Oke also proposed a practical methodology to link urban climatology analysis to urban planning, introducing the concept of ‘Urban Climate Zones’ (UCZ) [57], successively evolved in ‘Local Climate Zones’ (LCZ) [49]. The LCZ method divides the urban fabric into homogeneous categories in terms of built types, land cover types and land use, with the aim of predicting intra-urban temperature patterns and UHI intensities. Built types are classified in ten categories, comprehensive of compact, open and sparse developments with different building height (high-rise, midrise, low-rise). Recently, effective methodologies to produce LCZ maps using data from remote sensing images and GIS databases have also been presented [58], [59], [60]. However, the classification of built types in the LCZ method has limitations regarding the possibility to cover the many building configurations typically observed in real urban environments [61].

To estimate the UHI intensity at the district scale, many urban energy balance models (UEB) [62], [63] and computational fluid dynamic models (CFD) have also been proposed. UEBs simulate the urban energy fluxes at the local scale based on the building-air volume balance defined by Oke [64]. They use incoming shortwave and long wave radiative fluxes, air temperature, specific humidity, wind components and anthropogenic heat flux as forcing conditions and model the outgoing radiative fluxes, turbulent sensible heat flux, turbulent latent heat flux and net heat storage flux of a given urban system. In these models, urban morphology is described using different sets of parameters, varying from model to model [62].

CFD models can be much more accurate than UEBs, because they solve the governing equation of fluid motion with high spatial resolution [26]. Many studies on the impact of urban morphology on urban microclimate have been developed with CFDs [65], [66], [67], [68]. Procedures for coupling building energy models with CFD models or urban canopy parametrizations have also been proposed to account for the reciprocal interaction between indoors and outdoors in urban contexts [12], [26], [69], [70], [71], [72].

UEB and CFD models thus represent an important progress for climate analysis in urban areas. Nevertheless, they have had poor application in urban planning and building design.
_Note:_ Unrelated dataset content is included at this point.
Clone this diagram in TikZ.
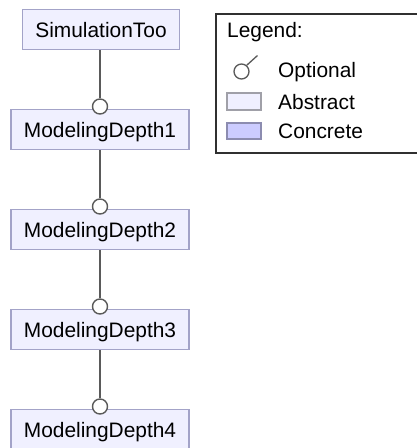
\documentclass[tikz,border=0pt]{standalone}
\usepackage{fontspec}
\setmainfont{Liberation Sans}
\begin{document}
\begin{tikzpicture}[x=1pt,y=-1pt,
  every node/.append style={font=\fontsize{20.9}{24}\selectfont},
  feature/.style={draw=boxline, fill=abstractfill, line width=1.4pt,
    rectangle, inner xsep=13pt, inner ysep=0pt, minimum height=40pt,
    text height=15pt, text depth=0pt},
  optcircle/.style={circle, draw=linegray, fill=white, line width=1.4pt,
    minimum size=15pt, inner sep=0pt},
  link/.style={draw=linegray, line width=1.4pt},
  legendtext/.style={anchor=base west, inner sep=0pt}]
\definecolor{boxline}{HTML}{A3A3C8}
\definecolor{abstractfill}{HTML}{F0F0FF}
\definecolor{concretefill}{HTML}{CCCCFF}
\definecolor{concreteline}{HTML}{8C8CB0}
\definecolor{abstractline}{HTML}{A0A0A8}
\definecolor{linegray}{HTML}{5A5A5A}
\definecolor{legendline}{HTML}{303030}

\useasboundingbox (0,0) rectangle (416,448);

% feature tree
\node[feature] (sim) at (101,29.5) {SimulationToo};
\node[feature] (md1) at (100,129.5) {ModelingDepth1};
\node[feature] (md2) at (100,229.5) {ModelingDepth2};
\node[feature] (md3) at (100,329.5) {ModelingDepth3};
\node[feature] (md4) at (100,429.5) {ModelingDepth4};

% optional markers sitting on the child boxes
\node[optcircle] (o1) at (100,106.5) {};
\node[optcircle] (o2) at (100,206.5) {};
\node[optcircle] (o3) at (100,306.5) {};
\node[optcircle] (o4) at (100,406.5) {};

\draw[link] (sim.south -| o1.north) -- (o1.north);
\draw[link] (md1.south) -- (o2.north);
\draw[link] (md2.south) -- (o3.north);
\draw[link] (md3.south) -- (o4.north);

% legend
\draw[legendline, line width=1.4pt] (216,14) rectangle (440,153);
\node[legendtext] (lgtitle) at (227,37.5) {Legend:};

\coordinate (tailend) at (257.5,55.5);
\node[circle, draw=linegray, fill=white, line width=1.3pt, minimum size=15pt,
      inner sep=0pt] (lgopt) at (241.5,71.5) {};
\draw[linegray, line width=1.3pt] (lgopt.50) -- (tailend);
\node[legendtext] (lgopttext) at (278,77) {Optional};

\node[draw=abstractline, fill=abstractfill, line width=1.4pt, minimum width=34pt,
      minimum height=17pt, inner sep=0pt] (lgabs) at (244,101.5) {};
\node[legendtext] (lgabstext) at (278,109) {Abstract};

\node[draw=concreteline, fill=concretefill, line width=1.4pt, minimum width=34pt,
      minimum height=16pt, inner sep=0pt] (lgcon) at (244,131) {};
\node[legendtext] (lgcontext) at (278,138) {Concrete};
\end{tikzpicture}
\end{document}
CFD tools and coupled models can provide high-resolutions microclimate data for short times, but presuppose expert knowledge and suffer from very long calculation times, which limit their adoption especially for analysis at the district scale [73]. UEB models are less sophisticated but they also need a basic knowledge of urban climate physics to be used properly; also, their application is limited by the fact that the output data—i.e. urban energy fluxes or surface temperatures—are not directly usable to perform building energy analysis. In fact, this lack of communication between tools, disciplines and expertise remains the main limitation for an integrated assessment of the building energy performance in urban environment.

A step forward was done with the development of the ‘Urban Weather Generator’ (UWG) [74]. UWG is based on the UEB model ‘Town Energy Balance’ [63], [75], including a detailed building energy model [76], [77] to account for the reciprocal interaction between buildings energy performance and urban climate (i.e. heat transfer through building fabric and waste heat from heating, ventilation and air conditioning systems). UWG uses hourly data measured at rural meteorological stations as forcing conditions to calculate urban energy fluxes and to generate urban weather files that capture the UHI intensity for a reference urban area. The model consists of four calculation components: the “Rural Station Model" (RSM), the "Vertical Diffusion Model" (VDM), the "Urban Boundary-layer model" (UBL) and the "Urban Canopy and Building Energy Model” (UC-BEM)”. The model workflow is as follow: the input weather data are used by the RSM to calculate the rural sensible heat flux, which is used by the VDM to calculate the vertical profile of air temperature above the rural weather station. These data, along with the urban sensible heat flux calculated by the UC-BEM, are used by the UBL to calculate air temperature above the urban canopy layer. The UC-BEM calculates urban sensible heat flux and urban canyon air temperature and humidity from radiation and precipitation data, air velocity and humidity measured at the weather station and from the air temperature calculated by the UBL. The equations and interrelations between models are described in detail in the relevant publication [74]. The main advantages of this model with respect to others are: (1) short computation time, (2) use of hourly weather files to force the calculation, which allows for an assessment of the hourly variability of UHI intensity over a year and (3) direct usability of the output weather files to run building energy performance simulations with EnergyPlus. To perform simulations with UWG, two files are needed: a rural weather file and an XML file which describes all the features of the urban area that affect the phenomenon, urban morphology included [74]. The first version of the model (V 1.0) has been validated in Boston, Basel and Toulouse, showing an average root mean squared error (RMSE) of about 1 K [74], [78]. Updated versions of the model have recently been validated in Singapore and Abu Dhabi [79], [80].

UWG appears to be particularly suitable for comparative analysis of the climatic performance of the urban textures as it considers a morphology parameterization based on three independent descriptors: the “site coverage ratio”, the “average building height” in the area and the “façade to site ratio”. This set of parameters provides quantitative details on building density and qualitative information on the urban typology (this point is discussed in detail in Section 4). Results from this model could thus be used for quantitative comparisons of the climatic performance of different urban textures as well as to derive qualitative insights into the relationship between urban morphology and climate performance at the local scale.